Livingstone was now clearly on the Congo water-shed and was making his way toward the Chambesi. The people were shrewd traders, but poorly off for food. Camwood and opal trees constituted the forests. There was an abundance of animal life. Pushing his way down the Movushi affluent, he at length reached the Chambesi, wending its way toward Lake Bangweola, in a westerly direction. It is a full running stream, abounding in hippopotami, crocodiles and lizards. A crossing was made with difficulty, and the journey lay through extensive flooded flats. The villages were now mostly in the lowlands and surrounded by stockades as a protection against wild beasts. Elephants and buffaloes were plenty. Lions frequently picked off the villagers, and two men were thus

killed at the village of Molemba the day before Livingstone’s arrival. Forests were still deep and dark, but the gardens were large. At Molemba he met King Chitapangwa, who gave him the royal reception described elsewhere in this volume, and presented him with a cow, plenty of maize and calabashes and a supply of hippopotamus flesh. The king was one of the best natured men Livingstone had met. The huts literally swarmed with a bird, like the water wag-tail, which seemed to be sacred, as in the Bechuana country. Here too the boys were of a lively type and fond of sport. They captured smaller game and birds, but were not as skillful as the young people of Zulu and Bechuana land, where the kiri weapon is handled with so much skill. This kiri is made of wood or rhinoceros horn, and varies from a foot to a yard in length, having at one end a knob as large as a hen’s egg. It is often used in hand to hand conflicts, but is the favorite weapon of the hunter, who hurls it, even at game on the wing, with marvellous precision.

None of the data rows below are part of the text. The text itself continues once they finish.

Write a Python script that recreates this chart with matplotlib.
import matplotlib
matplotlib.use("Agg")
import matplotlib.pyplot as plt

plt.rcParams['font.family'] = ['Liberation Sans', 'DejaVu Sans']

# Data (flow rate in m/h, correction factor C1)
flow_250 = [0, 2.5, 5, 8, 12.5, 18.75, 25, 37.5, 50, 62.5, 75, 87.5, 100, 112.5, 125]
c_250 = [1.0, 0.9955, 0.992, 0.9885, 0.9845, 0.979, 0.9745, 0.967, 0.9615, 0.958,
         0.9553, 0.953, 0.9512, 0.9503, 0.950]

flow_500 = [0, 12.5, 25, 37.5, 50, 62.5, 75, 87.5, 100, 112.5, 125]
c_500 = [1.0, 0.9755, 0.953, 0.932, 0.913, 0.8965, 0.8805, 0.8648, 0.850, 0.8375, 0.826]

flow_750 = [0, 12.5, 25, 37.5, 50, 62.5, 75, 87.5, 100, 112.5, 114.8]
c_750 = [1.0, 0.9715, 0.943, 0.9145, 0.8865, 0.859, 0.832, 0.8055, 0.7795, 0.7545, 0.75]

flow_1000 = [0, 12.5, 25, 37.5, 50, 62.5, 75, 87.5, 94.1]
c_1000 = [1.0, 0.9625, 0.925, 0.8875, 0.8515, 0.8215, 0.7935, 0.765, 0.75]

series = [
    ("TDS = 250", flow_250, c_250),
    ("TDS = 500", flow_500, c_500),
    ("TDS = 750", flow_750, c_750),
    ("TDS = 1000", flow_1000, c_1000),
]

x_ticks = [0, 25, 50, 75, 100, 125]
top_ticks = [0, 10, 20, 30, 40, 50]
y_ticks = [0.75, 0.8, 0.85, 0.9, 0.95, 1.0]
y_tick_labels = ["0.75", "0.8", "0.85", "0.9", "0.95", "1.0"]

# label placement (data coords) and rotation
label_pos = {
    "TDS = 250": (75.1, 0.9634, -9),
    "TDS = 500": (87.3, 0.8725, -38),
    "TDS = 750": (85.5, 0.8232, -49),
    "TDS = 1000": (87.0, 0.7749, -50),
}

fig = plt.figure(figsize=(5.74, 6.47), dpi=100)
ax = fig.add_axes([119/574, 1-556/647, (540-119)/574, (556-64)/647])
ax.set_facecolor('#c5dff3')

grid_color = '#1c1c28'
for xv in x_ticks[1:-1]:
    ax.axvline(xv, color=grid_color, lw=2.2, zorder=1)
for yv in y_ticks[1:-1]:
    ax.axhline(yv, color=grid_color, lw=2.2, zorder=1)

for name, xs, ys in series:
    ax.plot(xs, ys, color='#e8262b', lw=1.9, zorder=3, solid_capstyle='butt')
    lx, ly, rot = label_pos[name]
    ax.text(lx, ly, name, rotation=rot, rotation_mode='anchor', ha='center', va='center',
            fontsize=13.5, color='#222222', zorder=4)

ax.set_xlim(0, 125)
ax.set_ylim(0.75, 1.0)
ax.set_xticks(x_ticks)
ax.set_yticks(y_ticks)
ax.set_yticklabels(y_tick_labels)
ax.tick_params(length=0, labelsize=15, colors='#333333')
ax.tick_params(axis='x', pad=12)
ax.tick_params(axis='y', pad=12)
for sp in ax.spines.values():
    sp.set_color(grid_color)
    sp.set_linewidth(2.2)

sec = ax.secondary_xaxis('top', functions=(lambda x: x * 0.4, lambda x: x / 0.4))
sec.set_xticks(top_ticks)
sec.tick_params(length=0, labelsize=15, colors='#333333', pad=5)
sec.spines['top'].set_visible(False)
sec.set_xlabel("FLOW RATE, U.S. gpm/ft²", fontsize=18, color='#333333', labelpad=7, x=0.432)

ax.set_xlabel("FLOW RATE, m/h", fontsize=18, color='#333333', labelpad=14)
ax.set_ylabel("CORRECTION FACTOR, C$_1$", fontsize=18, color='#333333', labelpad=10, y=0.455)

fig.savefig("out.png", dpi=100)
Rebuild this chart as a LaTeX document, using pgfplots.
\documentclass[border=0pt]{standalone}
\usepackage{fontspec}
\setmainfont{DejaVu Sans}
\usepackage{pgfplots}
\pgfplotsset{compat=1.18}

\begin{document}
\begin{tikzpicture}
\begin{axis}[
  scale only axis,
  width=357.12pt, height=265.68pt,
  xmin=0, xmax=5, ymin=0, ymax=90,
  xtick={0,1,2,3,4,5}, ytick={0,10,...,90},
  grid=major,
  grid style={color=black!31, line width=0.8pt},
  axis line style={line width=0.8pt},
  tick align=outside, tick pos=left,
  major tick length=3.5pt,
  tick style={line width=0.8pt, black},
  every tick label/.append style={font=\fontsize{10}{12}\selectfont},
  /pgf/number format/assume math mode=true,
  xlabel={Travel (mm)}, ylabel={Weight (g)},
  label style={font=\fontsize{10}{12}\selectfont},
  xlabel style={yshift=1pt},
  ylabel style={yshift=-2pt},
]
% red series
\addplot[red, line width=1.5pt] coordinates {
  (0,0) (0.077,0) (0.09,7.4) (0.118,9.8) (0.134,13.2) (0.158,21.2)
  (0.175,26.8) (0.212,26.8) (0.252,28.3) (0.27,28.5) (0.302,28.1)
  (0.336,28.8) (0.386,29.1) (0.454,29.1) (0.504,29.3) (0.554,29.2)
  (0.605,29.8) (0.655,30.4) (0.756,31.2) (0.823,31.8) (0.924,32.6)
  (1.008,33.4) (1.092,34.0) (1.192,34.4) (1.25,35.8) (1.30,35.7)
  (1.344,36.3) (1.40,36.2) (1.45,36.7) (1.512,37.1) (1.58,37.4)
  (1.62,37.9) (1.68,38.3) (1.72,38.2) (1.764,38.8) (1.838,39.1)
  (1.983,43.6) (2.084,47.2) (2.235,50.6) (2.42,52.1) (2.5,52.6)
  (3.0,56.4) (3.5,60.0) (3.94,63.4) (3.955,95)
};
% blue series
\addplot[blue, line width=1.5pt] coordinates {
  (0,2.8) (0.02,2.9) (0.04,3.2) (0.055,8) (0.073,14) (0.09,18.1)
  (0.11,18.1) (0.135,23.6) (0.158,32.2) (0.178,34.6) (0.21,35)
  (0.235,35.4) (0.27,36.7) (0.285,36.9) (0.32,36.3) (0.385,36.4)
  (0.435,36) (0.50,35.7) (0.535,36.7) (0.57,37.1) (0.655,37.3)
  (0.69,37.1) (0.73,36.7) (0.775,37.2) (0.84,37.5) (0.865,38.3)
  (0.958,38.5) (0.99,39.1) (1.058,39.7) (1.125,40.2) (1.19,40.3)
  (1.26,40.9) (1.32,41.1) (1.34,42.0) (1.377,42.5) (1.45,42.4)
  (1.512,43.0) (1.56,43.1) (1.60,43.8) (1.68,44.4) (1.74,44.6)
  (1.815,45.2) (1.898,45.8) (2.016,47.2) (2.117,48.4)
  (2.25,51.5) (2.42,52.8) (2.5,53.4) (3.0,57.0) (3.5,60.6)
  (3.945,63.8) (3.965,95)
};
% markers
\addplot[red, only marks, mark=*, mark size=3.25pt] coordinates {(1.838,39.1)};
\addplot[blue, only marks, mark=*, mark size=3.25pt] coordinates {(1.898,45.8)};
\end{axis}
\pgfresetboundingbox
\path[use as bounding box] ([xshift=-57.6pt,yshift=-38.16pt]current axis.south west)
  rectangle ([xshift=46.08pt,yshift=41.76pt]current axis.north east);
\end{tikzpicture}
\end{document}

BATLAPIN BOYS THROWING THE KIRI.

Livingstone did not descend into the lowlands on the lower Chambesi and about Lake Bangweola, but kept heading northward on the skirts of the Congo water-shed, in the direction of Tanganyika. He found about all the streams the spongy soil which so impeded his steps, the same alternations of hill and plain, forest and jungle. Everywhere were evidences of that gigantic and plentiful animal life which characterizes tropical Africa. To this wonderful exuberance was now added herds of wild hogs, whose leaders were even more formidable looking than the boars of the German forests.

PURSUIT OF THE WILD BOAR.

In his course toward Tanganyika he passed the people of Moamba who import copper from Kantanga and manufacture it into a very fine wire for ornaments and animal traps. The Babemba villages were passed, a tribe living within close stockades, and more warlike than those to the south. The banana now begins to flourish, and herds of cattle denote a pastoral life. Tobacco is grown in quantities sufficient for a home supply. Hunting is carried on by means of the hopo hedges, within whose bounds the wild beasts are frightened by circles of hunters.

In the Balungu country, Livingstone found Lake Liemba, amid

a beautiful landscape. The chief, Kasongo, gave him a royal reception. He was gratified here to find men from Tanganyika. The lake is at the bottom of a basin whose sides are nearly perpendicular but tree-covered. Down over the rocks pour beautiful cascades, and buffaloes, elephants and antelopes wander on the more level spots, while lions roar by night. The villages are surrounded by luxuriant palm-oil trees, whose bunches of fruit grow so large as to require two men to carry them. The Balungu are an excessively polite people, but chary of information and loth to trade. This is because they have been so much raided by the Arabs and native Mazitu. The waters of this lake appeared to drain to the north into Tanganyika, but more probably by some other outlet to the Congo. Livingstone had never seen elephants so plenty as in this section. They came all about his camp and might be seen at any time eating reachable foliage, or grubbing lustily at the roots of small trees in order to prostrate them so as to get at their stems and leaves.